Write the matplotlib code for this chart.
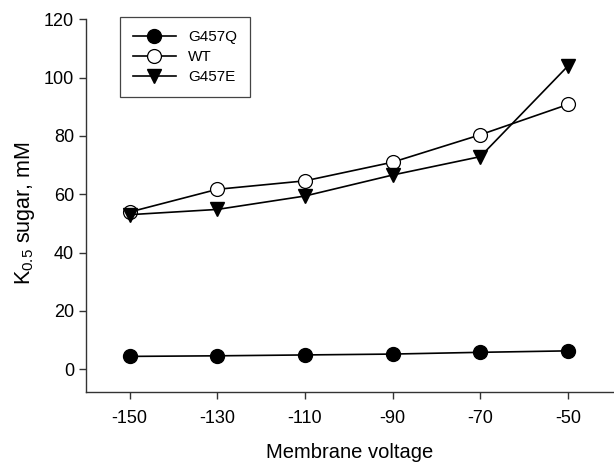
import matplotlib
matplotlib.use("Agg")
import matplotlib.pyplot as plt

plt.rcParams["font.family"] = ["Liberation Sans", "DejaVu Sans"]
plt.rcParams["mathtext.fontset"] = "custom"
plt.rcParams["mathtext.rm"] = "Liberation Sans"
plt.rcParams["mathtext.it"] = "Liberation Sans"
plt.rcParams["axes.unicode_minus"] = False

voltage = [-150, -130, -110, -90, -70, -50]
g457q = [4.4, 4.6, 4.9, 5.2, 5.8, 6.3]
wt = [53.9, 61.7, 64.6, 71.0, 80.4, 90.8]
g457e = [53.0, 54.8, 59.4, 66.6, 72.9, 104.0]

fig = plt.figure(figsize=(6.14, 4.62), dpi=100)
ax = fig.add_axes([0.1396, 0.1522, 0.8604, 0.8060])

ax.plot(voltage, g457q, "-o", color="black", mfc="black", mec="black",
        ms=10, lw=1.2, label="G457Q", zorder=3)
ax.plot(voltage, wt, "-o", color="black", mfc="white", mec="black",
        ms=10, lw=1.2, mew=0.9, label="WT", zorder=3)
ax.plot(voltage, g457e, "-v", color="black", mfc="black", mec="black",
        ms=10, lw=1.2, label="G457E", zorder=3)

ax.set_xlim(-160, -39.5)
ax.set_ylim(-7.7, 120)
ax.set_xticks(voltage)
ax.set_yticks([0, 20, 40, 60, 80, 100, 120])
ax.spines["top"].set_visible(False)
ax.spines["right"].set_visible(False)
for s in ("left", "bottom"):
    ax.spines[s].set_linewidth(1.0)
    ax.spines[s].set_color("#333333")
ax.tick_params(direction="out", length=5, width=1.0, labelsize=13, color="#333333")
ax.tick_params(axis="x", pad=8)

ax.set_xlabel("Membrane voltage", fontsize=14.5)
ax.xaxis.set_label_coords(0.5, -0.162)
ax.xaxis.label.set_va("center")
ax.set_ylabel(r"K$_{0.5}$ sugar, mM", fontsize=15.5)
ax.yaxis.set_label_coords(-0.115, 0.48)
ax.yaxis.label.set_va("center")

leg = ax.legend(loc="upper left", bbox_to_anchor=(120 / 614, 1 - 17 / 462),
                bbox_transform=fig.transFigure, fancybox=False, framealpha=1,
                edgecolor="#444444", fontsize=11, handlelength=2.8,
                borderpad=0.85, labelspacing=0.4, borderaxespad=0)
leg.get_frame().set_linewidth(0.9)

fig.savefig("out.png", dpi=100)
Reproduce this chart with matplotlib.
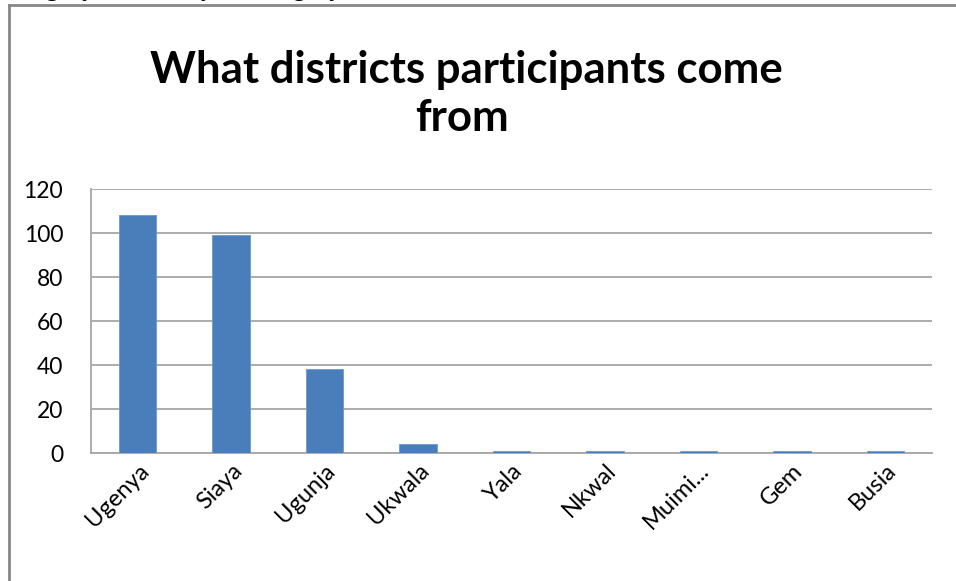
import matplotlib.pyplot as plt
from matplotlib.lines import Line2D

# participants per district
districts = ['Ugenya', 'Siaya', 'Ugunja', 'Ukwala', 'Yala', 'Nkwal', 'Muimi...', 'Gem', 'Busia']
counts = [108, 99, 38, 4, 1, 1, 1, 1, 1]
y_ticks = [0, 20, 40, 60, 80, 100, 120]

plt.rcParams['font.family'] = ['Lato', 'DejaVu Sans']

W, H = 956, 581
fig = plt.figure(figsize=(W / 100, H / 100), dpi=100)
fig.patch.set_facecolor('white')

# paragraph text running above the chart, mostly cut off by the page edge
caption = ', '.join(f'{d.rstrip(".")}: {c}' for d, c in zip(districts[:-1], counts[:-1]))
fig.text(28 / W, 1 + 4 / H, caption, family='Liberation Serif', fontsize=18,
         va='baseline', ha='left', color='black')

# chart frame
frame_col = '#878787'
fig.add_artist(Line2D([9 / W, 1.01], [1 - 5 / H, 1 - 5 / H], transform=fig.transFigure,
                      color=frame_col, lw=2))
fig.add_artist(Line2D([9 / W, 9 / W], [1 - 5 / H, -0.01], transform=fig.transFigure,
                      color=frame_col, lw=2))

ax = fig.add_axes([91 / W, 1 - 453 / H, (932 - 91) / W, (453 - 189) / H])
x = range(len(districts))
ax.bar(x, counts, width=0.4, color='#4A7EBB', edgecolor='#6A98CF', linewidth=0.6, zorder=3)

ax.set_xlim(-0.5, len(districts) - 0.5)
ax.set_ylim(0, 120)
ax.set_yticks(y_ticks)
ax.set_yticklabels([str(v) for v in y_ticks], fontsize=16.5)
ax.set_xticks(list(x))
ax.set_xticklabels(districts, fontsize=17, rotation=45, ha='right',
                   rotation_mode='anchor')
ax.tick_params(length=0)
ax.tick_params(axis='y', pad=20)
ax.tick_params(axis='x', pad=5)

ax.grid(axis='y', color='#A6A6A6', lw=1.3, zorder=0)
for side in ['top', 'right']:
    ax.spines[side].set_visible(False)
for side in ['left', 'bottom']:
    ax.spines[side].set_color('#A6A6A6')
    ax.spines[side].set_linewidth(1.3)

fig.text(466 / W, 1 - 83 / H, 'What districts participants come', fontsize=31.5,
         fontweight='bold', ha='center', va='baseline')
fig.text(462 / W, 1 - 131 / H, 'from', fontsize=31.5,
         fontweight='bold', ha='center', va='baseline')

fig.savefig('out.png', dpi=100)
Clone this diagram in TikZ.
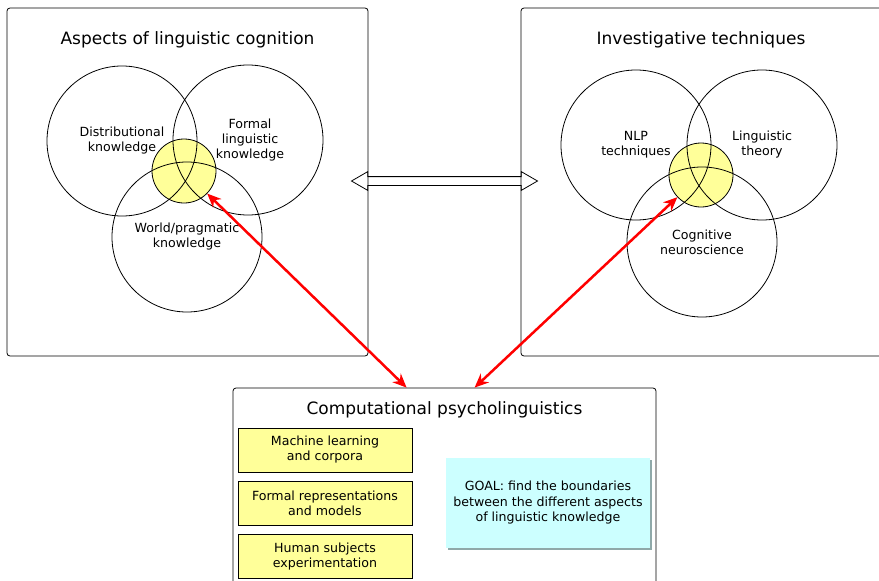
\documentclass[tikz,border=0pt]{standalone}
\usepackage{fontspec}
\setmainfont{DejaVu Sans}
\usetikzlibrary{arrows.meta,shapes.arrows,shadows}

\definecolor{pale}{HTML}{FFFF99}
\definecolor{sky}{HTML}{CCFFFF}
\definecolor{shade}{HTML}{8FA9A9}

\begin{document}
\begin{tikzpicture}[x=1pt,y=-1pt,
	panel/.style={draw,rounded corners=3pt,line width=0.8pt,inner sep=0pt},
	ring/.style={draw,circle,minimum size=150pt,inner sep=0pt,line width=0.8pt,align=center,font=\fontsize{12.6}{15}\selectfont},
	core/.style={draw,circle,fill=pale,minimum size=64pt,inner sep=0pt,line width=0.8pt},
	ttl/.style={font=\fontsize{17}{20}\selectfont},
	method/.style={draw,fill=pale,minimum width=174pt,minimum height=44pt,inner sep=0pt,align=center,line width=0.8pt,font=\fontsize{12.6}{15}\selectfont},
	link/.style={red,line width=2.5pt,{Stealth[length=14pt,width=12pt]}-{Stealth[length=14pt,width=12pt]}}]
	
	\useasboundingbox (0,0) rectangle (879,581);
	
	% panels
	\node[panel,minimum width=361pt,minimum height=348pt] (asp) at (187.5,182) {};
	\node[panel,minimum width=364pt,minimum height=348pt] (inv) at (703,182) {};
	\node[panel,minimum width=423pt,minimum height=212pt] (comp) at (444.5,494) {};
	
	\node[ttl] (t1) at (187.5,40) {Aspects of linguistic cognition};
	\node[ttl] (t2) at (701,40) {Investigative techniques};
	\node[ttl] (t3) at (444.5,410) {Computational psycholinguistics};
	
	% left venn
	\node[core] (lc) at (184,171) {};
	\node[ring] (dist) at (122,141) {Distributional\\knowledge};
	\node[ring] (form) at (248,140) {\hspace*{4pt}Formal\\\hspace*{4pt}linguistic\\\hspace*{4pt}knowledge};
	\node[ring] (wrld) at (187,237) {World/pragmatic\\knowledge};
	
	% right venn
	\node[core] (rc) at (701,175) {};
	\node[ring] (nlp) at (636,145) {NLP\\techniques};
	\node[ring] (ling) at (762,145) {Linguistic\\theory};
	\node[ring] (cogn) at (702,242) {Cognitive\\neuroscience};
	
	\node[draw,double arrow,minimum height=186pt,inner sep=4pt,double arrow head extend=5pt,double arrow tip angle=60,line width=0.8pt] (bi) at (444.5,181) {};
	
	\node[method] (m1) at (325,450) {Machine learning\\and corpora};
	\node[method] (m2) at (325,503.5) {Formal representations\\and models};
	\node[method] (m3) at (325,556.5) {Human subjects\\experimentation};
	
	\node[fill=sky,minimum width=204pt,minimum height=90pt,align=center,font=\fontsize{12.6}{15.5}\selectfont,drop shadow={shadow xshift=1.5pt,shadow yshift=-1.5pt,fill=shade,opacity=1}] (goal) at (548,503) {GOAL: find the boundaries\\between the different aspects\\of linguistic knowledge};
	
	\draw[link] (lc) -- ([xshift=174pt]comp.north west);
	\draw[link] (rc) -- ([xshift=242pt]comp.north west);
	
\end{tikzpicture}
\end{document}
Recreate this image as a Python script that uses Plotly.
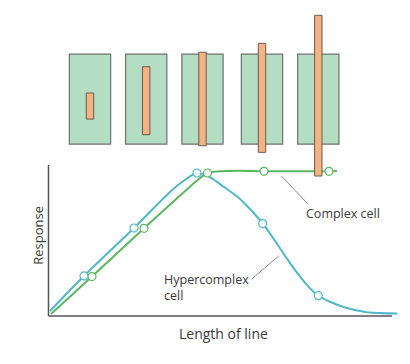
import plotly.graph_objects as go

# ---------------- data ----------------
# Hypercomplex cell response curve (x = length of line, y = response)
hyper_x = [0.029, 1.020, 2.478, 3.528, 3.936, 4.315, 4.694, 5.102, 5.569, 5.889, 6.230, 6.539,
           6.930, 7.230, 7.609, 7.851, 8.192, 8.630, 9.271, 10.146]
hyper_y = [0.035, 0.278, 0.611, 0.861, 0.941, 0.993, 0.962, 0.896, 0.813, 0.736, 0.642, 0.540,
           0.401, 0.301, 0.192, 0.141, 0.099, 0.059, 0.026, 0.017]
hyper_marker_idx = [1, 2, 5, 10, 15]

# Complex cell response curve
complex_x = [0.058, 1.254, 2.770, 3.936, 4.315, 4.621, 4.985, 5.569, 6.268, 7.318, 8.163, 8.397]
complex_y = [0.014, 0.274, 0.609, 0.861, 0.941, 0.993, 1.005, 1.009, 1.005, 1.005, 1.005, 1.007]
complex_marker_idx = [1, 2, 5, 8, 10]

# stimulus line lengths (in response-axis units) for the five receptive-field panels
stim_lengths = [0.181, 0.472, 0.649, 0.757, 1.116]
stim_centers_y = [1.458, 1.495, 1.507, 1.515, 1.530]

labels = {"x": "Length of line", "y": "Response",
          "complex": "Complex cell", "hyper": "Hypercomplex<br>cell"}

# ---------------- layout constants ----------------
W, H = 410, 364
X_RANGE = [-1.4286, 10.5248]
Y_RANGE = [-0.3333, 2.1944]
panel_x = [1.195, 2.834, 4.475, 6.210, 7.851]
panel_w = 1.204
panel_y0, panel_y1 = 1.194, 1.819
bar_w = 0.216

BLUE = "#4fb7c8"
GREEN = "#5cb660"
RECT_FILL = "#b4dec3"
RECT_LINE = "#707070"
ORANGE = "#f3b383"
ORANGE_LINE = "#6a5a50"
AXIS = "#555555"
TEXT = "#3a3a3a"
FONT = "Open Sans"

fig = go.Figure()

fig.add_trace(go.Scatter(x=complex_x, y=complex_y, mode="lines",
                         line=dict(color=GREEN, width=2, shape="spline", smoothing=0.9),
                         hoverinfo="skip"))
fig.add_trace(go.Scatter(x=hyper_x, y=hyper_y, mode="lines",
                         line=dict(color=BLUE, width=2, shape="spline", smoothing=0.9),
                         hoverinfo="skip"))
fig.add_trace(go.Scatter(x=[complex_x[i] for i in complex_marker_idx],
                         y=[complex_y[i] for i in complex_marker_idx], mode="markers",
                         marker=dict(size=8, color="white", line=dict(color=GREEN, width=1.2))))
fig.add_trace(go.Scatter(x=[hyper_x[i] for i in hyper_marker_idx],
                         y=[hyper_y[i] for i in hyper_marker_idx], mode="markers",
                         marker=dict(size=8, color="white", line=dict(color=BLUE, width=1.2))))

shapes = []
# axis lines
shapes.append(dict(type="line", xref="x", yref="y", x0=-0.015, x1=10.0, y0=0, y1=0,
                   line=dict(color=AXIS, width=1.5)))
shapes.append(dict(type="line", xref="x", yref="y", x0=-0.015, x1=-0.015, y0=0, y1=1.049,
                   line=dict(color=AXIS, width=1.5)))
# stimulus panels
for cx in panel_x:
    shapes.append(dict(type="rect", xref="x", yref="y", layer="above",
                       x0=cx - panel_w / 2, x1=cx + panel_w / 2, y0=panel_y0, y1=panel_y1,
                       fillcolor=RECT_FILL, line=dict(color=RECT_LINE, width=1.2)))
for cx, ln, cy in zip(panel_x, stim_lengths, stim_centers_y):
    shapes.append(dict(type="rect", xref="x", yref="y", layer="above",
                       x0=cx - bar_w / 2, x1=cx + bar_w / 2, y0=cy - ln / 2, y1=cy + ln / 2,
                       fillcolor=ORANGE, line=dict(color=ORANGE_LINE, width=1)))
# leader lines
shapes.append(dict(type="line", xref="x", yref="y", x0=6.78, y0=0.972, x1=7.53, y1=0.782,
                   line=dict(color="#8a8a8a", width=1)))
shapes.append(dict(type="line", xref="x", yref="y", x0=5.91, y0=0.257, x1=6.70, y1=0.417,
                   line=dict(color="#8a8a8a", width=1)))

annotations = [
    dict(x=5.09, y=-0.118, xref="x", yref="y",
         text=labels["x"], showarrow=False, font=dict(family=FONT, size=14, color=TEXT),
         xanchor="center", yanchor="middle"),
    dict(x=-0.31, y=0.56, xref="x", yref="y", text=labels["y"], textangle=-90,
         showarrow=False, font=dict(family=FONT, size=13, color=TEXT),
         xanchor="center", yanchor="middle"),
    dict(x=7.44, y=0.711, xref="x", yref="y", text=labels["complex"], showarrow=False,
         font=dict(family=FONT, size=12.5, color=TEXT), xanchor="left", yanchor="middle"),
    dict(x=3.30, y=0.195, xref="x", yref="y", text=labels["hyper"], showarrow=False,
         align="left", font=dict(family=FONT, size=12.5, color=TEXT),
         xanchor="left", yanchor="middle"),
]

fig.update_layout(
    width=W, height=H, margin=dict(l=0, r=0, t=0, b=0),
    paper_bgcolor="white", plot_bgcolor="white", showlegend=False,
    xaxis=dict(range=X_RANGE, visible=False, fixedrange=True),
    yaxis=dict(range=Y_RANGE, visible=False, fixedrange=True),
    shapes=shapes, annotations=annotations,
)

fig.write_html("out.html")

════════

**Requirements**
Only the lines from the one bearing "Reproduce this chart with matplotlib." to the one bearing "fig.patch.set_facecolor('white')", both included, should be restated word for word, with pictures left out.

**Full solution**
Reproduce this chart with matplotlib.
import matplotlib.pyplot as plt
from matplotlib.lines import Line2D

# participants per district
districts = ['Ugenya', 'Siaya', 'Ugunja', 'Ukwala', 'Yala', 'Nkwal', 'Muimi...', 'Gem', 'Busia']
counts = [108, 99, 38, 4, 1, 1, 1, 1, 1]
y_ticks = [0, 20, 40, 60, 80, 100, 120]

plt.rcParams['font.family'] = ['Lato', 'DejaVu Sans']

W, H = 956, 581
fig = plt.figure(figsize=(W / 100, H / 100), dpi=100)
fig.patch.set_facecolor('white')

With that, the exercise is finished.